Pemain menarik tidak selamanya dari
kalangan aktor atau aktris terkenal dan mahal. Terbukti sang sutradara dapat
“meracik” pemainnya yang notabene tidak terlalu terkenal seperti aktor-aktor
lainnya dengan sangat baik. Zooey Dechanel, salah satu perempuan paling manis
sejagad raya memang pantas menjadi tokoh Summer yang menjadi pujaan Tom. Si
cantik Zoeey berhasil masuk ke karakter Summer dengan baik, meski terkadang
karakter Zooey di film lain (salah satunya Yes Man) nampak terlihat mirip
dengan pembawaannya di film ini.
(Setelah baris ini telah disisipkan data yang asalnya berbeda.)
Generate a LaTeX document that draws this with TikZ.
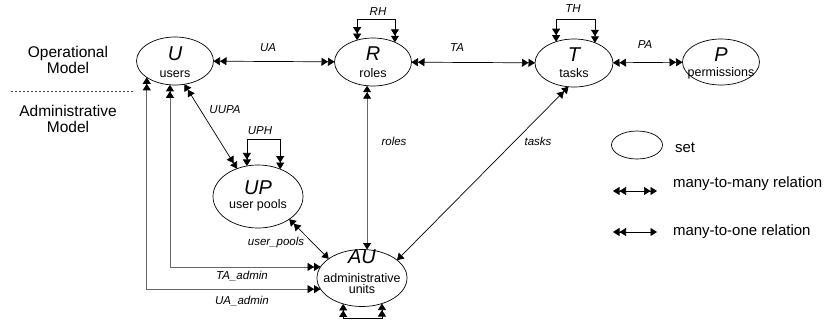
\documentclass[tikz,border=0pt]{standalone}
\usepackage{fontspec}
\setmainfont{Liberation Sans}
\usetikzlibrary{arrows.meta,shapes.geometric}

\tikzset{
  every node/.style={inner sep=0pt, outer sep=0pt},
  set/.style 2 args={draw, ellipse, line width=0.7pt, minimum width=#1, minimum height=#2},
  big/.style={anchor=base, font=\fontsize{20}{24}\selectfont\itshape},
  sub/.style={anchor=base, font=\fontsize{12.5}{13}\selectfont},
  lbl/.style={font=\fontsize{11.5}{13}\selectfont\itshape},
  side/.style={font=\fontsize{15.5}{16}\selectfont, align=center},
  leg/.style={anchor=west, font=\fontsize{15}{18}\selectfont},
  rel/.style={line width=0.7pt, >={Triangle[length=6.5pt,width=8pt]}},
  grel/.style={line width=0.8pt, draw=black!60, >={Triangle[length=6.5pt,width=8pt,color=black]}},
}

\begin{document}
\begin{tikzpicture}[x=1pt,y=-1pt]
\useasboundingbox (0,0) rectangle (825,322);

% model headings and divider
\node[side] (op) at (68,60) {Operational\\Model};
\node[side] (adm) at (68,118.5) {Administrative\\Model};
\coordinate (divA) at (11,91);
\coordinate (divB) at (133,91);
\draw[black!70, line width=0.6pt, dash pattern=on 2pt off 2pt] (divA) -- (divB);

% sets
\node[set={77pt}{48pt}] (U) at (175,61) {};
\node[set={77pt}{48pt}] (R) at (373,62) {};
\node[set={78pt}{48pt}] (T) at (574,63) {};
\node[set={77pt}{46pt}] (P) at (721,62) {};
\node[set={90pt}{63pt}] (UP) at (258,196.5) {};
\node[set={90pt}{57pt}] (AU) at (362,278) {};

% set names
\node[big] (Ut) at (175,60) {U};
\node[sub] (Us) at (175,77) {users};
\node[big] (Rt) at (373,60) {R};
\node[sub] (Rs) at (373,77) {roles};
\node[big] (Tt) at (574,61) {T};
\node[sub] (Ts) at (574,77) {tasks};
\node[big] (Pt) at (721,61) {P};
\node[sub] (Ps) at (721,76) {permissions};
\node[big] (UPt) at (258,194.5) {UP};
\node[sub] (UPs) at (258,208.5) {user pools};
\node[big] (AUt) at (362,263) {AU};
\node[sub] (AUs) at (362,282) {administrative};
\node[sub] (AUu) at (362,293.5) {units};

% operational relations
\draw[rel, <<->>] (U) -- (R);
\draw[rel, <<->>] (R) -- (T);
\draw[rel, <<->>] (T) -- (P);
\node[lbl] (lUA) at (268,47.5) {UA};
\node[lbl] (lTA) at (457,48) {TA};
\node[lbl] (lPA) at (645,45) {PA};

% hierarchies
\coordinate (RHtop) at (373,19);
\draw[rel, <<->>] (R.126) -- (R.126 |- RHtop) -| (R.42);
\node[lbl] (lRH) at (378,12) {RH};
\coordinate (THtop) at (574,19);
\draw[rel, <<->>] (T.130) -- (T.130 |- THtop) -| (T.44);
\node[lbl] (lTH) at (573,9) {TH};
\coordinate (UPHtop) at (258,139);
\draw[rel, <<->>] (UP.110) -- (UP.110 |- UPHtop) -| (UP.51);
\node[lbl] (lUPH) at (260,131) {UPH};
\coordinate (AUbot) at (362,318);
\draw[rel, <<->>] (AU.234) -- (AU.234 |- AUbot) -| (AU.308);

% administrative relations
\draw[rel, <<->>] (U.292) -- (UP.127);
\node[lbl] (lUUPA) at (225,110) {UUPA};
\draw[grel, <<->] (R.256) -- (R.256 |- AU.north);
\node[lbl] (lroles) at (394,141) {roles};
\draw[rel, <<->] (T.257) -- (AU.27);
\node[lbl] (ltasks) at (538,141.5) {tasks};
\draw[rel, <<->] (UP.324) -- (AU.150);
\node[lbl] (lpools) at (276,243) {user\_pools};
\draw[grel, <<->>] (U.258) |- (AU.165);
\node[lbl] (lTAadm) at (242,276) {TA\_admin};
\draw[grel, <<->>] (U.210.5) |- (AU.195);
\node[lbl] (lUAadm) at (242,301) {UA\_admin};

% key
\node[set={51pt}{28pt}] (key) at (637,145) {};
\node[leg] (keyset) at (675,148) {set};
\coordinate (mmA) at (613,191);
\coordinate (mmB) at (657,191);
\draw[rel, <<->>] (mmA) -- (mmB);
\node[leg] (keymm) at (673,183.5) {many-to-many relation};
\coordinate (moA) at (613,232);
\coordinate (moB) at (657,232);
\draw[rel, <<->] (moA) -- (moB);
\node[leg] (keymo) at (673,231.5) {many-to-one relation};
\end{tikzpicture}
\end{document}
Joseph Gordon Levitt, aktingnya total,
tranformasi karakter Tom dimainkannya dengan sangat pas, maksimal dan tidak
berlebihan. Satu hal yang menarik dari cara Levitt membawakan Tom, ia membawa
karakter ini tampak nyata dan ada di sekitar kita. Berbicara tentang chemistry, pasangan Zooey-Levitt sangat
cocok memerankan tokoh dalam film ini.
Kelebihan film (500) Days of Summer, penggarapan atau
pengemasannya menakjubkan. Cara Marc Webb membangun film ini kemudian
menyelesaikannya dengan caranya sendiri, sukses membuat penonton betah
menontonnya. Artistik, musik, sinematografi, narasi, semuanya luar biasa. (500)
Days of Summer memang pantas disebut
sebagai film drama romantis terbaik yang pernah ada. Secara keseluruhan film
ini menampilkan nuansa cinta yang sangat kuat, nuansa cinta yang indah, namun
juga terasa nyata, tidak ‘diawang-awang’ dan menebar mimpi Hollywood seperti
film romantis kebanyakan. Mungkin tagline-nya
benar, “this is not a love story, this is a story about love”.